Poder y oposición

Poder y oposición

Por: Héctor A. Martínez
 (Sociólogo)
¿Cómo puedo saber -se preguntará Nicolás Maduro-, si realmente soy popular o no? “Solo hay una manera de saberlo -le contestaría cualquiera-: que consultemos a cada venezolano si está a favor o en contra de que el presidente siga en el poder o, definitivamente, se vaya al carajo. ¿Cómo diablos podemos averiguar quién ganará las próximas elecciones en Honduras, donde, por primera vez en treinta y cinco años de vida democrática un presidente pretende reelegirse en el trono nacional? De la misma manera: interrogar a cada hondureño a través de la vía eleccionaria. El problema, desde luego, no es tan sencillo de resolver. Meterse a una aventura consultiva resulta altamente costoso en términos financieros… y desde luego, en términos políticos.

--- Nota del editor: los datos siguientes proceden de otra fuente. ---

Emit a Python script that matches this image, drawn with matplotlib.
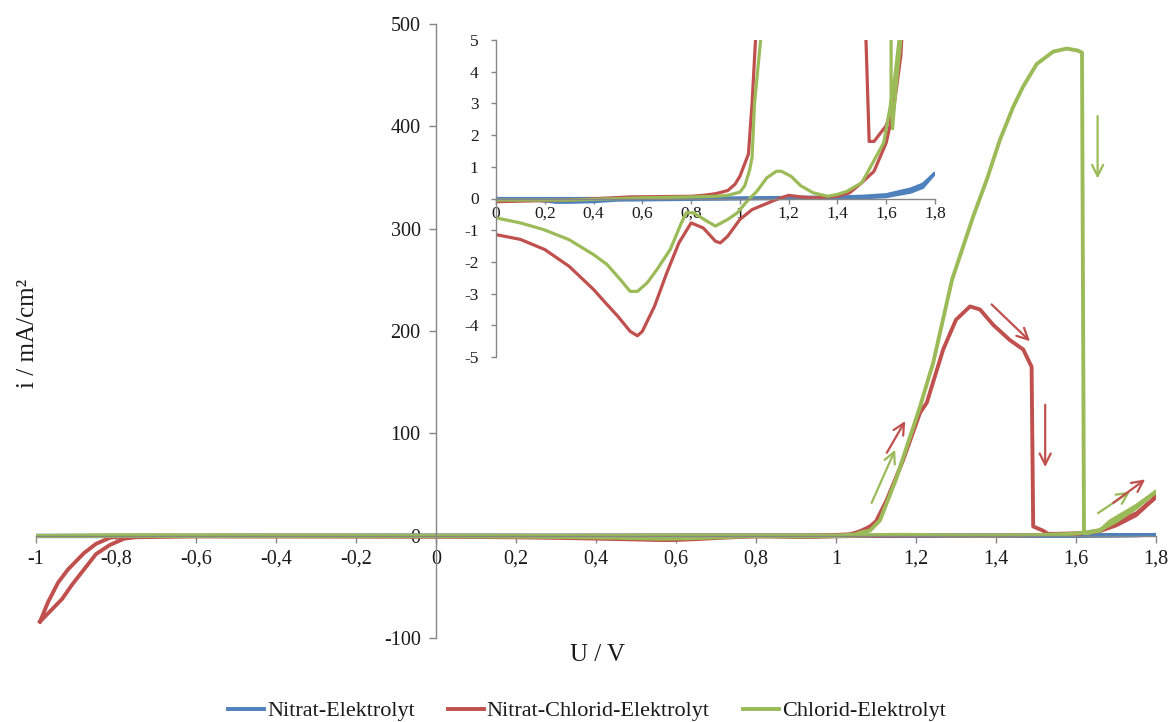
import matplotlib
matplotlib.use("Agg")
import matplotlib.pyplot as plt
import numpy as np

plt.rcParams['font.family'] = ['Liberation Serif', 'DejaVu Serif']

# ---- data: potential U (V) and current density i (mA/cm²), full cyclic scans ----
u_nitrat = [-1.0, -0.8, -0.5, 0.0, 0.5, 1.0, 1.4, 1.5, 1.6, 1.7, 1.75, 1.8,
            1.75, 1.7, 1.6, 1.5, 1.2, 0.5, 0.4, 0.3, 0.25, 0.2, 0.1, 0.0,
            -0.5, -0.8, -1.0]
i_nitrat = [0.0, 0.0, 0.0, 0.0, 0.0, 0.02, 0.05, 0.07, 0.12, 0.3, 0.45, 0.8,
            0.35, 0.2, 0.06, 0.02, 0.0, -0.05, -0.1, -0.12, -0.12, -0.08, -0.02, 0.0,
            -0.1, -0.5, -0.5]

u_mix = [-0.99, -0.97, -0.945, -0.92, -0.9, -0.88, -0.85, -0.815, -0.78, -0.75,
         -0.5, 0.0, 0.3, 0.55, 0.8, 0.85, 0.9, 0.95, 0.98, 1.0, 1.02, 1.035,
         1.05, 1.064, 1.085, 1.10, 1.127, 1.168, 1.21, 1.227, 1.268, 1.30, 1.335,
         1.36, 1.393, 1.435, 1.468, 1.489, 1.493, 1.505, 1.517, 1.53, 1.55, 1.6,
         1.63, 1.66, 1.685, 1.752, 1.8,
         1.75, 1.7, 1.66, 1.63, 1.6, 1.55, 1.5, 1.45, 1.4, 1.3, 1.25, 1.2, 1.15,
         1.1, 1.05, 1.0, 0.95, 0.92, 0.9, 0.85, 0.8, 0.75, 0.7, 0.65, 0.6, 0.58,
         0.55, 0.5, 0.45, 0.4, 0.3, 0.2, 0.1, 0.0, -0.3, -0.6, -0.75, -0.78,
         -0.815, -0.85, -0.88, -0.91, -0.935, -0.96, -0.99]
i_mix = [-84, -65, -46, -33, -25, -17, -8, -2, -0.5, 0.0,
         0.0, -0.1, -0.05, 0.05, 0.07, 0.1, 0.15, 0.25, 0.45, 0.7, 1.1, 1.4,
         3.0, 5.0, 9.0, 14, 35, 74, 120, 130, 182, 211, 224,
         221, 206, 191, 182, 165, 9.0, 7.0, 5.0, 1.8, 1.8, 2.3,
         3.0, 5.0, 10.7, 22, 38,
         20, 10, 4.5, 2.8, 1.76, 0.86, 0.5, 0.18, 0.07, 0.02, 0.05, 0.1, -0.03,
         -0.19, -0.35, -0.66, -1.19, -1.4, -1.35, -0.93, -0.77, -1.4, -2.35, -3.4, -4.19, -4.33,
         -4.19, -3.72, -3.3, -2.87, -2.14, -1.61, -1.29, -1.14, -0.9, -0.8, -1.5, -3.0,
         -9.0, -18, -33, -48, -62, -72, -84]

u_chlorid = [-1.0, -0.8, -0.5, 0.0, 0.3, 0.6, 0.8, 0.9, 0.95, 1.0, 1.02, 1.04,
             1.05, 1.06, 1.085, 1.11, 1.15, 1.21, 1.243, 1.29, 1.343, 1.377, 1.41,
             1.443, 1.468, 1.502, 1.543, 1.577, 1.605, 1.615, 1.62, 1.626, 1.64,
             1.66, 1.685, 1.75, 1.8,
             1.75, 1.7, 1.66, 1.63, 1.59, 1.55, 1.5, 1.44, 1.4, 1.36, 1.3, 1.25,
             1.21, 1.17, 1.15, 1.11, 1.07, 1.03, 0.99, 0.95, 0.9, 0.866, 0.81,
             0.78, 0.76, 0.715, 0.66, 0.62, 0.58, 0.55, 0.51, 0.455, 0.4, 0.3,
             0.195, 0.1, 0.0, -0.5, -1.0]
i_chlorid = [-0.3, 0.5, 0.2, -0.05, -0.05, 0.02, 0.05, 0.07, 0.1, 0.2, 0.4, 0.9,
             1.3, 3.0, 5.0, 15, 55, 126, 169, 250, 312, 348, 387,
             419, 439, 461, 473, 476, 474, 472, 3.0, 2.2, 3.5,
             5.0, 14, 29, 43,
             27, 14, 5.5, 3.5, 1.76, 1.2, 0.5, 0.23, 0.13, 0.07, 0.18, 0.4,
             0.7, 0.86, 0.86, 0.65, 0.23, -0.08, -0.45, -0.66, -0.87, -0.72, -0.45,
             -0.45, -0.77, -1.6, -2.24, -2.66, -2.93, -2.93, -2.56, -2.08, -1.77, -1.3,
             -0.98, -0.77, -0.61, -0.4, -0.3]

series_names = ["Nitrat-Elektrolyt", "Nitrat-Chlorid-Elektrolyt", "Chlorid-Elektrolyt"]
colors = ["#4F81BD", "#C0504D", "#9BBB59"]

main_xticks = [-1.0, -0.8, -0.6, -0.4, -0.2, 0.0, 0.2, 0.4, 0.6, 0.8, 1.0, 1.2, 1.4, 1.6, 1.8]
main_yticks = [-100, 0, 100, 200, 300, 400, 500]
inset_xticks = [0.0, 0.2, 0.4, 0.6, 0.8, 1.0, 1.2, 1.4, 1.6, 1.8]
inset_yticks = [-5, -4, -3, -2, -1, 0, 1, 2, 3, 4, 5]

# direction arrows along the scans: (start U, start i, end U, end i, colour index)
arrows = [
    (1.089, 32, 1.148, 84, 2),
    (1.127, 81, 1.173, 112, 1),
    (1.389, 226, 1.485, 190, 1),
    (1.523, 128, 1.523, 67, 1),
    (1.654, 410, 1.654, 349, 2),
    (1.655, 22, 1.735, 43, 2),
    (1.693, 32, 1.773, 55, 1),
]


def fmt(v):
    s = f"{v:g}"
    return s.replace(".", ",")


axis_grey = "#868686"
text_color = "#1a1a1a"

fig = plt.figure(figsize=(11.7, 7.22), dpi=100)

# ---- main axes ----
ax = fig.add_axes([36 / 1170, 1 - 638 / 722, (1156 - 36) / 1170, (638 - 24) / 722])
ax.patch.set_alpha(0)
data = [(u_nitrat, i_nitrat), (u_mix, i_mix), (u_chlorid, i_chlorid)]
for (u, i), c, name in zip(data, colors, series_names):
    ax.plot(u, i, color=c, lw=2.8, label=name, solid_joinstyle="round")

ax.set_xlim(-1.0, 1.8)
ax.set_ylim(-100, 500)
for side in ("top", "right"):
    ax.spines[side].set_visible(False)
ax.spines["left"].set_position(("data", 0))
ax.spines["bottom"].set_position(("data", 0))
for side in ("left", "bottom"):
    ax.spines[side].set_color(axis_grey)
    ax.spines[side].set_linewidth(1.0)
ax.set_xticks(main_xticks)
ax.set_xticklabels([fmt(v) for v in main_xticks])
ax.set_yticks(main_yticks)
ax.set_yticklabels([fmt(v) for v in main_yticks])
ax.tick_params(axis="both", direction="out", length=5, width=1.0, color=axis_grey,
               labelsize=14.5, labelcolor=text_color)
ax.tick_params(axis="x", pad=5)
ax.tick_params(axis="y", pad=6)

for u0, i0, u1, i1, ci in arrows:
    ax.annotate("", xy=(u1, i1), xytext=(u0, i0),
                arrowprops=dict(arrowstyle="->", color=colors[ci], lw=1.6,
                                mutation_scale=20, shrinkA=0, shrinkB=0))

fig.text(28 / 1170, 1 - 333 / 722, "i / mA/cm²", rotation=90, ha="center", va="center",
         fontsize=18, color=text_color)
fig.text(597 / 1170, 1 - 655 / 722, "U / V", ha="center", va="center",
         fontsize=18, color=text_color)

# ---- inset zoom around zero current ----
axi = fig.add_axes([496 / 1170, 1 - 357 / 722, (935 - 496) / 1170, (357 - 40) / 722])
axi.patch.set_alpha(0)
for (u, i), c in zip(data, colors):
    axi.plot(u, i, color=c, lw=2.3, solid_joinstyle="round")
axi.set_xlim(0, 1.8)
axi.set_ylim(-5, 5)
for side in ("top", "right"):
    axi.spines[side].set_visible(False)
axi.spines["left"].set_position(("data", 0))
axi.spines["bottom"].set_position(("data", 0))
for side in ("left", "bottom"):
    axi.spines[side].set_color(axis_grey)
    axi.spines[side].set_linewidth(1.0)
axi.set_xticks(inset_xticks)
axi.set_xticklabels([fmt(v) for v in inset_xticks])
axi.set_yticks(inset_yticks)
axi.set_yticklabels([fmt(v) for v in inset_yticks])
axi.tick_params(axis="both", direction="out", length=3.5, width=1.0, color=axis_grey,
                labelsize=12.5, labelcolor=text_color)
axi.tick_params(axis="x", pad=2)
axi.tick_params(axis="y", pad=9)

# ---- legend ----
handles, labels = ax.get_legend_handles_labels()
fig.legend(handles, labels, loc="center", bbox_to_anchor=(587 / 1170, 1 - 711 / 722),
           ncol=3, frameon=False, fontsize=16, handlelength=1.6, handletextpad=0.14,
           columnspacing=1.5, labelcolor=text_color)

fig.savefig("out.png", dpi=100)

Los Oráculos de Delfos de la política latinoamericana -es decir, los procesos plebiscitarios-, exigen millones de dólares en logística y organización. Pero la cosa no termina ahí: después de gastar ingentes cantidades de recursos, para darnos cuenta de que después del sondeo no pasará absolutamente nada, como en el caso de Venezuela, no tienen ningún sentido histórico. A partir de allí solo podemos esperar a que el gobernante cuestionado haga dos cosas: esperar a que termine el periodo presidencial, y que la historia lo juzgue; o quedarse en el poder por un periodo más, torciendo la ley, una costumbre política que se ha puesto muy de moda en nuestro continente.

Buenas noticias para los absolutistas: La democracia y las dictaduras blindan al poder contra la malquerencia del pueblo. No importa lo antipático que resulte Trump frente a sus detractores; aún si un medidor de popularidad ejecutiva, indica una baja al diez por ciento, nadie podrá hacer nada al respecto. La informalidad de una encuesta privada puede ser vista de soslayo y restarle la importancia debida a través de los medios de comunicación oficialistas. No importa si la oposición venezolana se desgañita en las “guarimbas” del Chacao o Sabana Grande, el resultado siempre será el mismo: no habrá fuerza capaz de mover a Maduro del trono de Miraflores. Mientras los disidentes no sumen millones en las calles, el poder puede estar tranquilo y dormir por un día más, con la garantía que ofrecen las Fuerzas Armadas venezolanas. Lo mismo pasa en los Estados Unidos: el New York Times o el Washington Post pueden decir y maldecir lo que quieran contra Donald Trump. Nadie moverá un dedo para convertir las calles de las principales ciudades, en escenarios de broncas y entreveros como en aquella Detroit de 1967. Y, si así fuese, la Guardia Civil estaría presta a reprimir con gases y toletes a los chicos liberales “on strike”.

De modo que no importa el nombre del sultán en el trono: el poder -ejecutivo- es la autoridad máxima de una sociedad. En todo caso, si este logra conjuntar los otros poderes del Estado a su favor, con mucha más razón las encuestas y los plebiscitos no podrán contra aquellos que controlan senados y tribunales y, desde luego, tengan el ejército a su disposición incondicional. Razón y fuerza bastan para aplicar la persuasión contra los sublevados.

Sólo un poder alternativo podrá suplantar al poder oficial. La opinión pública -producto de los sondeos- representa únicamente el medio fértil para que una fuerza opositora desafíe la autoridad máxima, y luego busque la sustitución del gobernante ya sea por la fuerza de las armas o con el peso de la ley. Y, aunque el contenido legal prescriba un procedimiento de cesantía presidencial, nadie dará el primer paso a menos que exista una descomunal oposición que logre acordar con otros sectores, cómo se repartirá el pastel del poder después de la expulsión del soberano en desgracia.

Mientras la ley y la opinión pública digan una cosa, tras bambalinas se libra una lucha encarnizada para obtener apoyo a partir de pactos, acuerdos, ligas, compra de voluntades y coaliciones de toda suerte, donde participan grupos económicos, organizaciones políticas y hasta gobiernos extranjeros de notoria influencia en los parlamentos y cenáculos internacionales.

De modo que los conflictos entre un poder legalmente constituido y la oposición, aunque sean el reflejo de la dinámica de la historia, corresponden más bien a un pulso entre una fuerza económica y otra, y casi nunca representan la voluntad popular. Ni son héroes contra villanos los que compiten por el mando de una nación; sino hombres de negocios que rivalizan por mercados potenciales, utilizando los mecanismos plebiscitarios que ofrece la democracia; legitimados, eso sí, por una supuesta soberanía popular que se lanza a las urnas o a las calles, impulsados por su buena fe en la patria. De otro modo, ¿para qué estamos?